What Haverford owns is only a subset of the total correspondence;
other missives about Coates’ business and economic dealings
reside with his descendant. Haverford’s share is now part
of the College’s Quaker Collection, and soon after acquiring
the letters, Lapsansky-Werner received a contract from Penn State
Press to produce an edited volume of the correspondence.
She finds Coates fascinating in the sense that he
was “a product of his time, ahead of his time, and, simultaneously,
an anachronism.” He was caught up in the major discussion
of the era—slavery—and was also concerned with what
might happen to African Americans once they were no longer slaves.
Yet, he was behind the times because, says Lapsansky-Werner, “he
was never able, as others such as Jarrett Smith and William Lloyd
Garrison were, to imagine African Americans as his intellectual,
political, and social peers.” Coates viewed slavery as a moral
evil and wished for its end, but he didn’t believe African
Americans could reach their full potential in a society that would
limit their opportunities.
One of his solutions to this dilemma was colonization
in Africa. “He was unable to grasp the fact that Africa was
not a place for many former slaves to ‘go back to,’”
says Lapsansky-Werner. “Most of them had been born in this
country.”
The least generous interpretation of his motives
argues that Coates wanted access to inexpensive cotton in Africa
without the violence of slavery plaguing his conscience, yet Lapsansky-Werner
believes he had two more unselfish goals in mind: “First,
to assist African Americans to gain power, dignity, and economic
freedom, as well as to obtain, without guilt, the supplies to pursue
his own trade. He was definitely conscious of the first goal, but
might not have expressed the second in such bald terms.” Coates
outlines his plans is an 1858 pamphlet, “Cotton Cultivation
in Africa,” which the Friends Historical Library at Swarthmore
College has put online to support the new book.

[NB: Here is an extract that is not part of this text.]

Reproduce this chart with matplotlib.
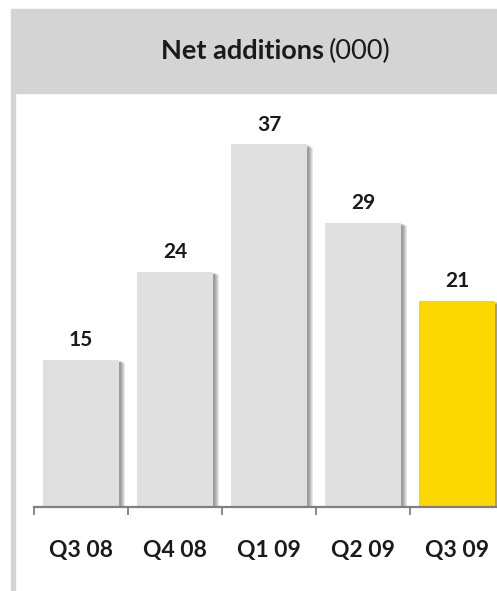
import matplotlib.pyplot as plt
import matplotlib.patheffects as pe
from matplotlib.patches import Rectangle

plt.rcParams['font.family'] = ['Lato', 'DejaVu Sans']

quarters = ['Q3 08', 'Q4 08', 'Q1 09', 'Q2 09', 'Q3 09']
net_adds = [15, 24, 37, 29, 21]
bar_colors = ['#e0e0e0', '#e0e0e0', '#e0e0e0', '#e0e0e0', '#fcd700']

W, H = 497, 591
fig = plt.figure(figsize=(W / 100, H / 100), dpi=100)


def fx(px):
    return px / W


def fy(py):
    return 1 - py / H


# grey header band and the thin frame running down the left side
fig.patches.append(Rectangle((fx(11), fy(93)), 1 - fx(11), fy(9) - fy(93),
                             transform=fig.transFigure, color='#d4d4d4', zorder=0))
fig.patches.append(Rectangle((fx(11), 0), fx(15) - fx(11), fy(93),
                             transform=fig.transFigure, color='#d4d4d4', zorder=0))

fig.text(fx(324), fy(51), 'Net additions', ha='right', va='center',
         fontsize=19.5, fontweight='bold', color='#1a1a1a')
fig.text(fx(329), fy(51), '(000)', ha='left', va='center',
         fontsize=19.5, color='#1a1a1a')

ax = fig.add_axes([fx(34), fy(507), (504 - 34) / W, 392 / H])
ax.set_facecolor('none')
ax.set_xlim(-0.5, 4.5)
ax.set_ylim(0, 40)

bars = ax.bar(range(len(quarters)), net_adds, width=0.81, color=bar_colors, zorder=2)

# soft drop shadow on the right/bottom of each bar
shadow = [pe.SimplePatchShadow(offset=(k, -0.5 * k), shadow_rgbFace='black', alpha=0.09)
          for k in (4.5, 3.5, 2.6, 1.8, 1.1)]
for b in bars:
    b.set_path_effects(shadow + [pe.Normal()])

for i, v in enumerate(net_adds):
    ax.annotate(str(v), (i, v), xytext=(0, 10), textcoords='offset points',
                ha='center', va='baseline', fontsize=15, fontweight='bold',
                color='#1a1a1a')
    ax.annotate(quarters[i], (i, 0), xytext=(0, -36), textcoords='offset points',
                ha='center', va='baseline', fontsize=16.5, fontweight='bold',
                color='#1a1a1a', annotation_clip=False)

for side in ('top', 'right', 'left'):
    ax.spines[side].set_visible(False)
ax.spines['bottom'].set_color('#7f7f7f')
ax.spines['bottom'].set_linewidth(1.6)
ax.set_yticks([])
ax.set_xticks([])
ax.set_xticks([x - 0.5 for x in range(len(quarters) + 1)], minor=True)
ax.tick_params(axis='x', which='minor', length=6, width=1.3, color='#7f7f7f',
               direction='out')

fig.savefig('out.png', dpi=100)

To gain support for his position, Coates wrote to
many African Americans who were involved in the abolitionist movement,
tailoring his argument to suit the individual recipient. His relationships
with black people were varied. Many, such as Frederick Douglass,
were put off by Coates’ ideas, viewing them as self-serving
and narrow-minded. (In a long letter to Douglass, Coates took issue
with Douglass’ resistance, noting that he (Coates) wanted
only to have former slaves acquire the same opportunities Douglass
himself sought after leaving the South.) However, with Joseph Jenkins
Roberts, Liberia’s black president, Coates maintained a cordial,
mutually supportive friendship. “They were co-conspirators
in this project to get African Americans to Liberia,” says
Lapsansky-Werner. She states that Coates also “intellectually
seduced” many black newspaper writers, including Mary Shadd
Cary.
The letters that comprise Back to Africa
were annotated over the course of three summers by Haverford students
trained in History 361, “Seminar in Historical Evidence,”
which requires them to analyze documents from the College’s
Special Collections.
“They did most of the editorial detective work,”
says Lapsansky-Werner who, along with Bacon, guided the students—Marc
Chalufour ‘99, Benjamin B. Miller ‘01, and Meenakshi
Rajan ‘00—as they tracked documentation, researched
the correspondents, and provided footnotes.
The book opens with an introductory essay by Lapsansky-Werner
and Bacon that places the letters in the context of the times. It
examines 19th-century Quakerism in Philadelphia, the Atlantic-rim
economy, African American abolitionist thought, and the nagging
question of what should become of freed slaves. Originally there
had been two separate essays, with Bacon addressing Coates’
family and Meeting life and Lapsansky-Werner discussing the African
American community. At the publisher’s suggestion, Lapsansky-Werner
blended both of these writings into one unified piece.
Because not much has been written about Coates in
the past, Lapsansky-Werner hopes this book will contribute to a
multifaceted, in-depth portrait of the man—something with
more dimensions than the one hanging on her office wall. “Coates
had a nuanced, sophisticated mind, and a quite powerful foundation
in Quaker morality,” she says. “He could be reduced
to an image of a man self-absorbed, pompous, and deaf to others’
perspectives, but that would not do him justice.”